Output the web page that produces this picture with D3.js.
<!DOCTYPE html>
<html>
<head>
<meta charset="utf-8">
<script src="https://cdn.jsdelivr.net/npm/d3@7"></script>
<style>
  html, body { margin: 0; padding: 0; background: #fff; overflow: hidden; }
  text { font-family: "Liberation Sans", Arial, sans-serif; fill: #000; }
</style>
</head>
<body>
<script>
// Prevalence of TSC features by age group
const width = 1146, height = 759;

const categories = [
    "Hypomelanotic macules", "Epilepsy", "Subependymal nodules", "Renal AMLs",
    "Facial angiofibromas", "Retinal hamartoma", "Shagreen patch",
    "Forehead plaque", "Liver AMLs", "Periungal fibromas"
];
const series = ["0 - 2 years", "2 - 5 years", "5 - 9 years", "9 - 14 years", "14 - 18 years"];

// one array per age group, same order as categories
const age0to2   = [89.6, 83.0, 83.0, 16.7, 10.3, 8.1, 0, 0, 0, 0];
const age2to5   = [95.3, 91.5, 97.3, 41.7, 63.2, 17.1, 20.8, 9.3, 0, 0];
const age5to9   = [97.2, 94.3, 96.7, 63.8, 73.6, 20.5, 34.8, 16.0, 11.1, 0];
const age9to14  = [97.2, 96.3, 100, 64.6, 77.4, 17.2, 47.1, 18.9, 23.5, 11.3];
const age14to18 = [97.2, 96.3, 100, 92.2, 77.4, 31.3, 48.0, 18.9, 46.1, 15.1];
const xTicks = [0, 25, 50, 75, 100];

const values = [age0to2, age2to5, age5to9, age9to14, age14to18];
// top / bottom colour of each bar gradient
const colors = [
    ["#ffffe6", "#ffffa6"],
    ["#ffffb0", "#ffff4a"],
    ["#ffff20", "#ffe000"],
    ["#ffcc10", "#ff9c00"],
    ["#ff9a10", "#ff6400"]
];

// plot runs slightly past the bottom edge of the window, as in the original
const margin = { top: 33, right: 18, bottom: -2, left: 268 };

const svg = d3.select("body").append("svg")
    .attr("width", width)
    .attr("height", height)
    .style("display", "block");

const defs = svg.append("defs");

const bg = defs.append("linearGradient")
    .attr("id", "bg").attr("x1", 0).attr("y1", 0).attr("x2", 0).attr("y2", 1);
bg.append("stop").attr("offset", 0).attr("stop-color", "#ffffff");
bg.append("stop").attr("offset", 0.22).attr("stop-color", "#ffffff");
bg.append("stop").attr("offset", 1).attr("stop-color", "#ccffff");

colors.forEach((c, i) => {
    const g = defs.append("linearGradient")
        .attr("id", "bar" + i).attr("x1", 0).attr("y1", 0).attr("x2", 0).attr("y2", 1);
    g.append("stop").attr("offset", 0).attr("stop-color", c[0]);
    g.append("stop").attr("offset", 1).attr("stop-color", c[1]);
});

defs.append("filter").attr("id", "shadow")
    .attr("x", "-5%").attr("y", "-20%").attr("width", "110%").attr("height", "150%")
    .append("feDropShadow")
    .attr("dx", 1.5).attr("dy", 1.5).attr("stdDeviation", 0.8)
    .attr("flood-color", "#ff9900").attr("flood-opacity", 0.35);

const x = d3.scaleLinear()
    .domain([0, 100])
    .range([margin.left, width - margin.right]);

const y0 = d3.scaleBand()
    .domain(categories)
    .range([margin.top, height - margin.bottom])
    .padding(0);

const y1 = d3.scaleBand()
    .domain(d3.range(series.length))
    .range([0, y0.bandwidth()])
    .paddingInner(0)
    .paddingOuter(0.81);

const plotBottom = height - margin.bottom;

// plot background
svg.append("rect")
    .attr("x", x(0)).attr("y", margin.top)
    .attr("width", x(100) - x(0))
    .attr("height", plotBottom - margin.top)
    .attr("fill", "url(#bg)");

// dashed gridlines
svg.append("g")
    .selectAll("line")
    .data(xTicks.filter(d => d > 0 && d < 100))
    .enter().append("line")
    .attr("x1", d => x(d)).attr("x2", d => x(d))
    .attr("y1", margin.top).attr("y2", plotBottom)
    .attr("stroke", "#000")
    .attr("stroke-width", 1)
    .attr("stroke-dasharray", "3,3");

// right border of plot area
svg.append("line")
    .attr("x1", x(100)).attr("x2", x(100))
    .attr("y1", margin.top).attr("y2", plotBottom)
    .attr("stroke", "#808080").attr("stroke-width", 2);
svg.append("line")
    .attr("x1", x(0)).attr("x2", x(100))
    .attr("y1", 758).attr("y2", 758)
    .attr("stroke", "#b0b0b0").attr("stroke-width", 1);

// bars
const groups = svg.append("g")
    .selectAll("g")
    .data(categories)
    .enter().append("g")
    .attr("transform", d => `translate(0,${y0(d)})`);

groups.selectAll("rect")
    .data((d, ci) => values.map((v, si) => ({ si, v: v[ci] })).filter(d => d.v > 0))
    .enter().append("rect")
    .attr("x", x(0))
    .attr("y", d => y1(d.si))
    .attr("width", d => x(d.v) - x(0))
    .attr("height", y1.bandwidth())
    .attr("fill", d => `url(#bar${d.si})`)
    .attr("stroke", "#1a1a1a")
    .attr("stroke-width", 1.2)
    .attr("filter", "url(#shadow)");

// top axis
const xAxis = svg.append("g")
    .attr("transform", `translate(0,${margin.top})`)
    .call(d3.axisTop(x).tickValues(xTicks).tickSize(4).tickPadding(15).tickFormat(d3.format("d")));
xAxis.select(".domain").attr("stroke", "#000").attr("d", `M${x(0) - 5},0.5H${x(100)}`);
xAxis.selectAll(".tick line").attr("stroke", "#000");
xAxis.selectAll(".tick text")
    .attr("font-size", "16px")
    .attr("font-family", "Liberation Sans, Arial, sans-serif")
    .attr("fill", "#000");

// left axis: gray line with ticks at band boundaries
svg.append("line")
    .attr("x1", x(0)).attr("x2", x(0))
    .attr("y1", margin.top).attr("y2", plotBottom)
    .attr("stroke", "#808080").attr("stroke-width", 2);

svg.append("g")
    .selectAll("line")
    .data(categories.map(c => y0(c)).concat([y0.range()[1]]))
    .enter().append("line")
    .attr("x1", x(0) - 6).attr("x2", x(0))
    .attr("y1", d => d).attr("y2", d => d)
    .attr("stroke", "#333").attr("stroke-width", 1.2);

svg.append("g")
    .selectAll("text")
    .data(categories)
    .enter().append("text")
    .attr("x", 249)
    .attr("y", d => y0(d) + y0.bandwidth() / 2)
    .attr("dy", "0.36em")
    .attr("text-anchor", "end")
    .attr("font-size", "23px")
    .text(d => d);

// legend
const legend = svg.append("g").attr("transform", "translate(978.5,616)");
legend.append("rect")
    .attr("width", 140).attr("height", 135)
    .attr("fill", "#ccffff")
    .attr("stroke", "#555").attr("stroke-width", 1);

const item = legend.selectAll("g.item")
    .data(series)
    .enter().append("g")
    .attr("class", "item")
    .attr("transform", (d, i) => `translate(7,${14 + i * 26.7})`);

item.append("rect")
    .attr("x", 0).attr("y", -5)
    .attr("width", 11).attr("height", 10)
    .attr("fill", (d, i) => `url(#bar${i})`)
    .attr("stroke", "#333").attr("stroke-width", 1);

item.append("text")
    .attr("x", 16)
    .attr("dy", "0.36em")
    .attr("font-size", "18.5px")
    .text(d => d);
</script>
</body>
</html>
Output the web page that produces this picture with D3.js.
......
- _Problem to work on_:
All lines from the beginning of the material above through the one with "const width = 1146, height = 759;" need to be returned exactly; please return those and only those.

- _Problem solution_:
Output the web page that produces this picture with D3.js.
<!DOCTYPE html>
<html>
<head>
<meta charset="utf-8">
<script src="https://cdn.jsdelivr.net/npm/d3@7"></script>
<style>
  html, body { margin: 0; padding: 0; background: #fff; overflow: hidden; }
  text { font-family: "Liberation Sans", Arial, sans-serif; fill: #000; }
</style>
</head>
<body>
<script>
// Prevalence of TSC features by age group
const width = 1146, height = 759;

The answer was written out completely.